Output all the data exactly. Pictures do not belong in the copy.
..............................
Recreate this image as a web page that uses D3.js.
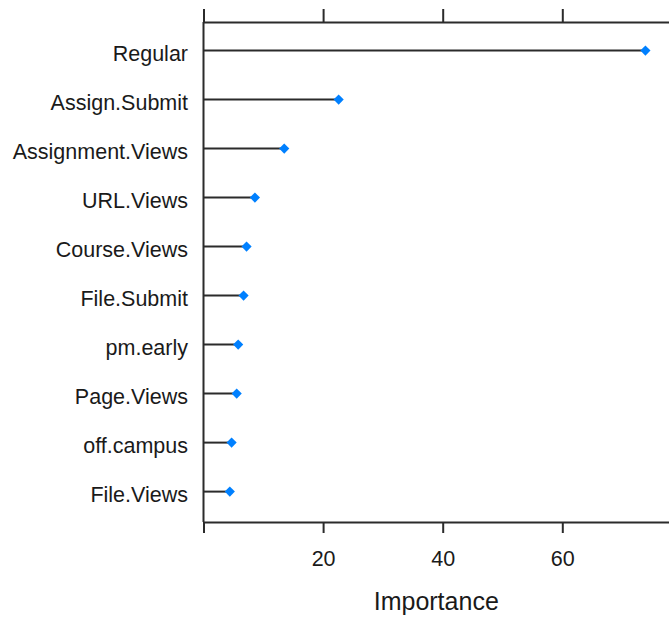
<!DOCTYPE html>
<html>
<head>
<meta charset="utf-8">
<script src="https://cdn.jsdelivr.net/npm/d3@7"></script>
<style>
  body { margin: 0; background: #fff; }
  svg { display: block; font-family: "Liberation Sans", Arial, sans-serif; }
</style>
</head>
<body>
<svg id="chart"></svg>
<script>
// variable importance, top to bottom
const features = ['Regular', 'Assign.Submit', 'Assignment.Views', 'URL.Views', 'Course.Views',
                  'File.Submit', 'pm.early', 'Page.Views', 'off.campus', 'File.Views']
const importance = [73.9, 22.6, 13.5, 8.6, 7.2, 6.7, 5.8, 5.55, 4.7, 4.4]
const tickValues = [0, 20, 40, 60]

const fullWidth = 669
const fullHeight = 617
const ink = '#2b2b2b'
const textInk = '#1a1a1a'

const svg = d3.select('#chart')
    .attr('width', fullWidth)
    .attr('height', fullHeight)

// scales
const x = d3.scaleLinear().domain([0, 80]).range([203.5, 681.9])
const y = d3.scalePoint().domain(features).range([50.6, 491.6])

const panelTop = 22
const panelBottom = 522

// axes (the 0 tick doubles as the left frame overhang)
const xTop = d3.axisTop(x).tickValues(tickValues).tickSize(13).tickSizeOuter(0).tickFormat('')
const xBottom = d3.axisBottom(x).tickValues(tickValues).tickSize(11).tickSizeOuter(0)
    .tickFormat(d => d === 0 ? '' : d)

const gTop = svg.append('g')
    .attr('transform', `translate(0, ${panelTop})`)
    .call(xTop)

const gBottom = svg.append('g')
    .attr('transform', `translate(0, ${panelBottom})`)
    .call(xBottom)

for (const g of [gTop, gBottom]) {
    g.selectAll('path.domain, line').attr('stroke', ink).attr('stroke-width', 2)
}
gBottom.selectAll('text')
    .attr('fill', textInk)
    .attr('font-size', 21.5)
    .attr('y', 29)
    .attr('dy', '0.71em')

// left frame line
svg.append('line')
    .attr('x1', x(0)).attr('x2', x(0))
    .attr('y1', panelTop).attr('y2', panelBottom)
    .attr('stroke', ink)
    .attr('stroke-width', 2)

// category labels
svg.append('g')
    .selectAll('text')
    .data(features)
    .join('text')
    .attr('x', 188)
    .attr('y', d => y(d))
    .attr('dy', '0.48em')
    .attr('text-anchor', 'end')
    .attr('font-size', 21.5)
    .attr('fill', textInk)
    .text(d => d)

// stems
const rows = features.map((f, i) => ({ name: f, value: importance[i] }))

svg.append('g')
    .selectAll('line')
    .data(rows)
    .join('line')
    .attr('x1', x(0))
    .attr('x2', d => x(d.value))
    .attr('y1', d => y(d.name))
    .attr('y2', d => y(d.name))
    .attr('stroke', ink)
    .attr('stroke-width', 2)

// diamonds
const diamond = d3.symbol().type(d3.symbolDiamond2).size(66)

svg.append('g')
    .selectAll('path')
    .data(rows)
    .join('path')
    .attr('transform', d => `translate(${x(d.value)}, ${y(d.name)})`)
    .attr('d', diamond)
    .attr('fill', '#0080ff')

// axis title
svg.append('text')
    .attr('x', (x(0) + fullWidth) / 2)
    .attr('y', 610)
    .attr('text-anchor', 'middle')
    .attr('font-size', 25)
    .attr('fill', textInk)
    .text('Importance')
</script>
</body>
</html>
..............................
■ THE ANSWER:
Recreate this image as a web page that uses D3.js.
<!DOCTYPE html>
<html>
<head>
<meta charset="utf-8">
<script src="https://cdn.jsdelivr.net/npm/d3@7"></script>
<style>
  body { margin: 0; background: #fff; }
  svg { display: block; font-family: "Liberation Sans", Arial, sans-serif; }
</style>
</head>
<body>
<svg id="chart"></svg>
<script>
// variable importance, top to bottom
const features = ['Regular', 'Assign.Submit', 'Assignment.Views', 'URL.Views', 'Course.Views',
                  'File.Submit', 'pm.early', 'Page.Views', 'off.campus', 'File.Views']
const importance = [73.9, 22.6, 13.5, 8.6, 7.2, 6.7, 5.8, 5.55, 4.7, 4.4]
const tickValues = [0, 20, 40, 60]

const fullWidth = 669
const fullHeight = 617
const ink = '#2b2b2b'
const textInk = '#1a1a1a'

const svg = d3.select('#chart')
    .attr('width', fullWidth)
    .attr('height', fullHeight)

// scales
const x = d3.scaleLinear().domain([0, 80]).range([203.5, 681.9])
const y = d3.scalePoint().domain(features).range([50.6, 491.6])

const panelTop = 22
const panelBottom = 522

// axes (the 0 tick doubles as the left frame overhang)
const xTop = d3.axisTop(x).tickValues(tickValues).tickSize(13).tickSizeOuter(0).tickFormat('')
const xBottom = d3.axisBottom(x).tickValues(tickValues).tickSize(11).tickSizeOuter(0)
    .tickFormat(d => d === 0 ? '' : d)

const gTop = svg.append('g')
    .attr('transform', `translate(0, ${panelTop})`)
    .call(xTop)

const gBottom = svg.append('g')
    .attr('transform', `translate(0, ${panelBottom})`)
    .call(xBottom)

for (const g of [gTop, gBottom]) {
    g.selectAll('path.domain, line').attr('stroke', ink).attr('stroke-width', 2)
}
gBottom.selectAll('text')
    .attr('fill', textInk)
    .attr('font-size', 21.5)
    .attr('y', 29)
    .attr('dy', '0.71em')

// left frame line
svg.append('line')
    .attr('x1', x(0)).attr('x2', x(0))
    .attr('y1', panelTop).attr('y2', panelBottom)
    .attr('stroke', ink)
    .attr('stroke-width', 2)

// category labels
svg.append('g')
    .selectAll('text')
    .data(features)
    .join('text')
    .attr('x', 188)
    .attr('y', d => y(d))
    .attr('dy', '0.48em')
    .attr('text-anchor', 'end')
    .attr('font-size', 21.5)
    .attr('fill', textInk)
    .text(d => d)

// stems
const rows = features.map((f, i) => ({ name: f, value: importance[i] }))

svg.append('g')
    .selectAll('line')
    .data(rows)
    .join('line')
    .attr('x1', x(0))
    .attr('x2', d => x(d.value))
    .attr('y1', d => y(d.name))
    .attr('y2', d => y(d.name))
    .attr('stroke', ink)
    .attr('stroke-width', 2)

// diamonds
const diamond = d3.symbol().type(d3.symbolDiamond2).size(66)

svg.append('g')
    .selectAll('path')
    .data(rows)
    .join('path')
    .attr('transform', d => `translate(${x(d.value)}, ${y(d.name)})`)
    .attr('d', diamond)
    .attr('fill', '#0080ff')

// axis title
svg.append('text')
    .attr('x', (x(0) + fullWidth) / 2)
    .attr('y', 610)
    .attr('text-anchor', 'middle')
    .attr('font-size', 25)
    .attr('fill', textInk)
    .text('Importance')
</script>
</body>
</html>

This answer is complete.